Some of the world’s biggest shipping companies have been making a hell of a lot of profit while paying very little tax. A note out this week from Sea-Intelligence’s “Sunday Spotlight”, issue 577, had the line:

The financial season has begun for Q2 and the results for the carriers are nothing short of spectacular. Maersk is posting a profit for the period of 8.6 billion USD and Hapag Lloyd is posting a result for the period of 4.5 billion EUR…

In the case of Maersk, they are going to pay 164 million USD in taxes in 2022-Q2. This is a tax rate of 1.8%. Hapag Lloyd is going to pay 20.8 million EUR, meaning an effective tax rate of 0.5%.

Maersk and Hapag-Lloyd aren’t gaming the system. They and their peers are taxed “based on . . . the tonnage they operate, instead of being taxed under the normal corporate tax system”, according to EU Commission rules. 

Some shippers are taxed on the weight of product they move, in other words, not their profits. The rule does mean that carriers have to pay into government coffers even when making a loss.

Carriers largely struggled with over-capacity before 2020, but the pandemic-induced boom in demand for goods moved by sea and its impact on supply chains mean carriers now regularly make more in a single quarter than they used to in years. Suddenly, from a government official’s point of view at least, the so-called tonnage tax doesn’t seem to make much sense.

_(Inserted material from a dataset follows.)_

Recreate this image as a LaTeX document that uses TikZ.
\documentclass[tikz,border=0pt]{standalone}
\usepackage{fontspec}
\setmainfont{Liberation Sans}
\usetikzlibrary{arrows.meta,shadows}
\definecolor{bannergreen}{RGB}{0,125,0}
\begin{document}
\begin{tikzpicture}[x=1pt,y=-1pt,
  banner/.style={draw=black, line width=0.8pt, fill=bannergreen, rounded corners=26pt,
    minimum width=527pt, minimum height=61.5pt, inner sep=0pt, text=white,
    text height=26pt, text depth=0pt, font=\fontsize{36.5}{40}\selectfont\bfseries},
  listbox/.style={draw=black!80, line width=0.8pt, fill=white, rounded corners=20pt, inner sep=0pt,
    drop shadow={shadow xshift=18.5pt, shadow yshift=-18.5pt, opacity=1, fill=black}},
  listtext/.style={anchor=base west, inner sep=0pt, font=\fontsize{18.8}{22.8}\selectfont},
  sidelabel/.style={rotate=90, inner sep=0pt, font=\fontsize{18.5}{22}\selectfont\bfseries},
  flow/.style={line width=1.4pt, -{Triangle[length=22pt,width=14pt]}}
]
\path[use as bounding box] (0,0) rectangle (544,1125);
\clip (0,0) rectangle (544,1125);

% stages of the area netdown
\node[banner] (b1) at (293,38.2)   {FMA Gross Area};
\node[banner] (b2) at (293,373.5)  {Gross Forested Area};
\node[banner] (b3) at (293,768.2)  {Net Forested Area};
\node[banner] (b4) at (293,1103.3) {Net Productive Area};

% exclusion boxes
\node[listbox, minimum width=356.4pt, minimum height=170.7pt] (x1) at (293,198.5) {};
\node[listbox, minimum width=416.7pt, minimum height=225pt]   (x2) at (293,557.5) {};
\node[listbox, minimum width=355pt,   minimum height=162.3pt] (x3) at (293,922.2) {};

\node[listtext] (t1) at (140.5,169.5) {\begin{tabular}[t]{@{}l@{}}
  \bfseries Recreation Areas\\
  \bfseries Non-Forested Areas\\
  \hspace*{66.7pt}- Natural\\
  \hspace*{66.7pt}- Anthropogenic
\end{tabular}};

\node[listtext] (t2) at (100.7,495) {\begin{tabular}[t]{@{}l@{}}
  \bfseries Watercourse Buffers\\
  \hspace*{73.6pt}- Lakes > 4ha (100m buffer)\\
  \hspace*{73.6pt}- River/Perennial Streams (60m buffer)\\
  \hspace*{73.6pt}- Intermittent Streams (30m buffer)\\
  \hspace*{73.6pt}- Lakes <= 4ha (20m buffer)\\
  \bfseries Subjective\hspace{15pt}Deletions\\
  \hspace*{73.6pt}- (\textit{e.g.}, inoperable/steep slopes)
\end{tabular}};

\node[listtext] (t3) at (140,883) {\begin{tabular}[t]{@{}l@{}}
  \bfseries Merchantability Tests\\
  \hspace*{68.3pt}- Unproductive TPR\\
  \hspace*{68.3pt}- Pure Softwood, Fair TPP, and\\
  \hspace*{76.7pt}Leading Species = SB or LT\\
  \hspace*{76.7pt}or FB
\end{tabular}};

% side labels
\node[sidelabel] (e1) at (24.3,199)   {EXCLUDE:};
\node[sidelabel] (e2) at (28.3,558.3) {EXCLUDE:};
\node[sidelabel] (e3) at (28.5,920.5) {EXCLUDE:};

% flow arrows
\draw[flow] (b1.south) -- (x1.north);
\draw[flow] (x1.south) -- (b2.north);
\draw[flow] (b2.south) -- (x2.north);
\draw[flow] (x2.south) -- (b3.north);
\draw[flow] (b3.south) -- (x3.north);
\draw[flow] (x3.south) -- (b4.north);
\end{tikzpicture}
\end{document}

Another quirk of the tax means only some carriers are eligible. Sea-Intelligence chief executive Alan Murphy notes that Maersk, CMA CGM and Hapag-Lloyd paid tax rates of between 0.7 per cent and 3.7 per cent in 2021 while smaller competitors Zim and Matson paid between 18 per cent and 21 per cent.

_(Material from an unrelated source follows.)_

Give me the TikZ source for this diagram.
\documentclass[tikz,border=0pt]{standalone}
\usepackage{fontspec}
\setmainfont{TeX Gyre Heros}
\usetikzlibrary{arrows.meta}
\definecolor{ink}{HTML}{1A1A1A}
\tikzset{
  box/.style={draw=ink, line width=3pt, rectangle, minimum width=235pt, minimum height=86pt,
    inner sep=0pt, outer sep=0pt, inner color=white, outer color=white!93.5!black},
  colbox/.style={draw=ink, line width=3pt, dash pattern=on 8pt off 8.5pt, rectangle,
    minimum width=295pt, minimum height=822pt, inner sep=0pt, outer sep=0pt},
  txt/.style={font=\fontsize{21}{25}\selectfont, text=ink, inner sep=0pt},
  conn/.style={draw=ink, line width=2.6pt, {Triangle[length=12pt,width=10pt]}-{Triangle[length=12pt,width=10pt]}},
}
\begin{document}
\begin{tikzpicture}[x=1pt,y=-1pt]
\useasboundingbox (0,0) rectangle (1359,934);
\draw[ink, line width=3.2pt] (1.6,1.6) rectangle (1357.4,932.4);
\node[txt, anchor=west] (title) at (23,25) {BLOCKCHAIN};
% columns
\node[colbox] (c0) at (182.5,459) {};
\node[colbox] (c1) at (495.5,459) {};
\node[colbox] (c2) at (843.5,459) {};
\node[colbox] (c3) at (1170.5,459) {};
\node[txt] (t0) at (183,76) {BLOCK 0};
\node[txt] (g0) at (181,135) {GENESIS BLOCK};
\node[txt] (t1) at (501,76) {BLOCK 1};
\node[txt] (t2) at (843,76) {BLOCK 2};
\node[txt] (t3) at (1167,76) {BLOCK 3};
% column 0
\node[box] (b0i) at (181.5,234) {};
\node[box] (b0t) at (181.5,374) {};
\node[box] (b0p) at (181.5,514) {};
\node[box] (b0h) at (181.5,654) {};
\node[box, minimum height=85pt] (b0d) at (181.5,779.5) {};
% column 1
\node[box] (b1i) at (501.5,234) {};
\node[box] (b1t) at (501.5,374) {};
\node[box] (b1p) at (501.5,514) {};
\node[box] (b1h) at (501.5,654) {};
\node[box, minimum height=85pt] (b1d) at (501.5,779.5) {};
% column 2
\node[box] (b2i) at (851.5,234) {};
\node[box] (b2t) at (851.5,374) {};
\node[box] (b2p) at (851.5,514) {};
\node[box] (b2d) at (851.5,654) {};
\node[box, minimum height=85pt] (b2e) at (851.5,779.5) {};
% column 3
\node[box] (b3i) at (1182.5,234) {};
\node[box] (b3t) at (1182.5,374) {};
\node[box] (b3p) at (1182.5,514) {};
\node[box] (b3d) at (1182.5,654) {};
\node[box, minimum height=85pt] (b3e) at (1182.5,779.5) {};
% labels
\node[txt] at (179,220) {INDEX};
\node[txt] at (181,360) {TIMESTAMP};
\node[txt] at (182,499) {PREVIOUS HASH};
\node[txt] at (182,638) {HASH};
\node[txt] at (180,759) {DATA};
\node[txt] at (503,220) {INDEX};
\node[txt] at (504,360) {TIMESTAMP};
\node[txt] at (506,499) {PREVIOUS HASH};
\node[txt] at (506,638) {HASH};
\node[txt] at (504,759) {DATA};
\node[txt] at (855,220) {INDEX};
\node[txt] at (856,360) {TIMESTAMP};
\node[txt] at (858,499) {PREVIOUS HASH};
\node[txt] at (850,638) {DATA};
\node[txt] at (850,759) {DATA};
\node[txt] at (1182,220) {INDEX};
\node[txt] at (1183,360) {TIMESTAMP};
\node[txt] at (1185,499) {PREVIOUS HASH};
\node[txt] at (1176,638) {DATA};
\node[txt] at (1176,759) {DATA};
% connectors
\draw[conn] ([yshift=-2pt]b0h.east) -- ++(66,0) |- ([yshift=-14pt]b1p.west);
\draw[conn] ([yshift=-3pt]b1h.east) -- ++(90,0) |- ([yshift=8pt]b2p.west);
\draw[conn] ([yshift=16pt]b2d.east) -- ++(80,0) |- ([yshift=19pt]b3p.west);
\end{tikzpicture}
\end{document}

Sea-Intelligence this week described the risk that creates for the bigger players:

The problem for the carriers right now is that the disparity between their present profits and their low tax rates [has] become quite extreme. Add into the mix that the carriers are politically seen as being a part of driving inflation – even though not to the degree that some might believe. Add on top of that the very real emotional impact . . . that in the middle of a continuing supply chain crisis, the providers of exceedingly unreliable services, are seen to profit like never before.

Assuming the tonnage tax remains in place, a group of French lawmakers last month floated the idea of imposing a 25-per-cent windfall tax on the “superprofits” accumulated by domestic carrier CMA CGM (along with TotalEnergies SE and Engie SA).

From Bloomberg:

The money is meant to help fund measures aimed at protecting consumers’ purchasing power. While the plan doesn’t have government backing, it has shone a spotlight on the closely held Marseille-based shipping firm whose net income more than tripled to $7.2bn in the first quarter.

The company for its part points out that it recently expanded the scope and size of an earlier freight-rate discount offered (per 40ft container) to French importers. “We are putting money on the table and it’s not only charity,” less-than-impressed chief executive Rodolphe Saade reportedly told French senators in July. “We are helping consumers.”

Could energy companies also under pressure to pay windfall taxes on their soaring profits plausibly say the same thing?